For a little background, this section of the test included a brief story and six follow-up questions. The text was adapted from part of a novel by author Daniel Pinkwater. (You can read his comments and the original tale here and here.) Teachers and other NYSED employees are not allowed to discuss the test questions or publish them, online or elsewhere. One bold individual shared the question, setting off a chain reaction of events which ultimately resulted in the question set being thrown out.
From the glut of news articles on the Pineapple Debacle, one might get the impression that the problem here is one badly-worded question on a state test. There’s discussion about whether or not we can trust any of the test questions if one like that slipped through. While it’s true that the story is full of grammatical errors and bears no resemblance to the original, and the questions are poorly worded and intentionally misleading, those are not the real issues.
The problem is that transparency has been eliminated at all levels. By refusing to allow educators to discuss the questions, even with colleagues, teachers cannot collaborate to ensure quality in state evaluations. Parents are not informed about the content of the tests their children are taking, leading to broken trust when something like this surfaces. If we’re going to base our children’s success as students on whether or not they can navigate pineapple-style questions, and we base teachers’ worth as educators on how well they teach to the test, then we need everyone to be certain that the tests are an accurate measure. The consequences of failure here are dire.

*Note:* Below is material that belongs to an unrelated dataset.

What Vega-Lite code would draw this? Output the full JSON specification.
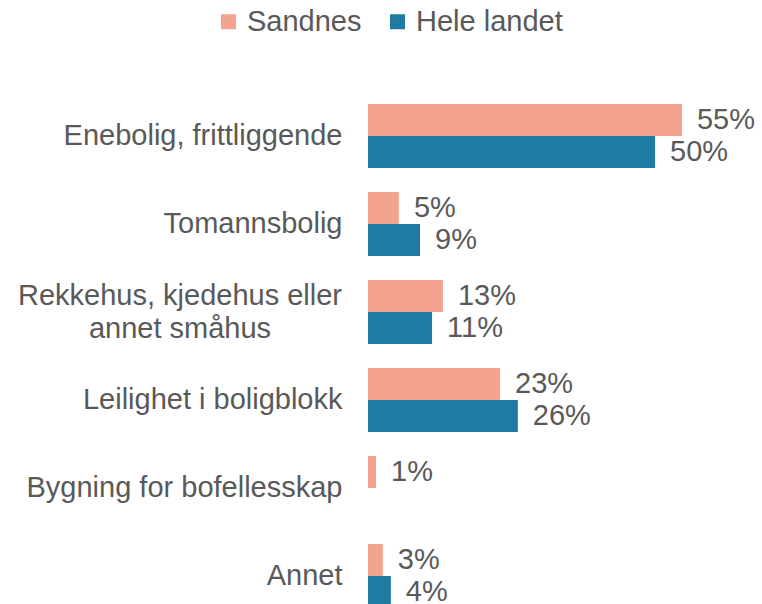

This isn’t a problem limited to New York State. The rising panic over standards in education, pass/fail rates, and global competition are driving this push for education that “proves” success. The pressure on schools and teachers is immense. And why wouldn’t it be? If a school is on the watch list for school improvement, there are a limited number of options: Close the school permanently; close the school and reopen under a charter, or privatize; fire half the staff; or submit to a somewhat nebulous “improvement” campaign, which also results in at least some degree of job loss. Every school in every district in the country is potentially at risk. For that reason alone, it’s imperative that we have as much integrity in the exams as possible. A single bad question on a state test won’t cause much trouble. A bad test surely would. Without transparency, there’s no way to know whether the rest of the test is equally bizarre or whether it was a single oversight.
Whoever blew the whistle on the pineapple question is my hero. It doesn’t take a lot of guts for me to sit here and write about the New York ELA test. There’s nothing at stake for me. But that brave individual put his or her job on the line in order that the rest of us might be informed. Those of us who are invested in public education, whether as employees or as parents, have a responsibility here. We must stand together and demand that we have the right to know what goes on at the state Education Department. We must take action and force lawmakers to recognize the flaws in the system. We can’t afford not to.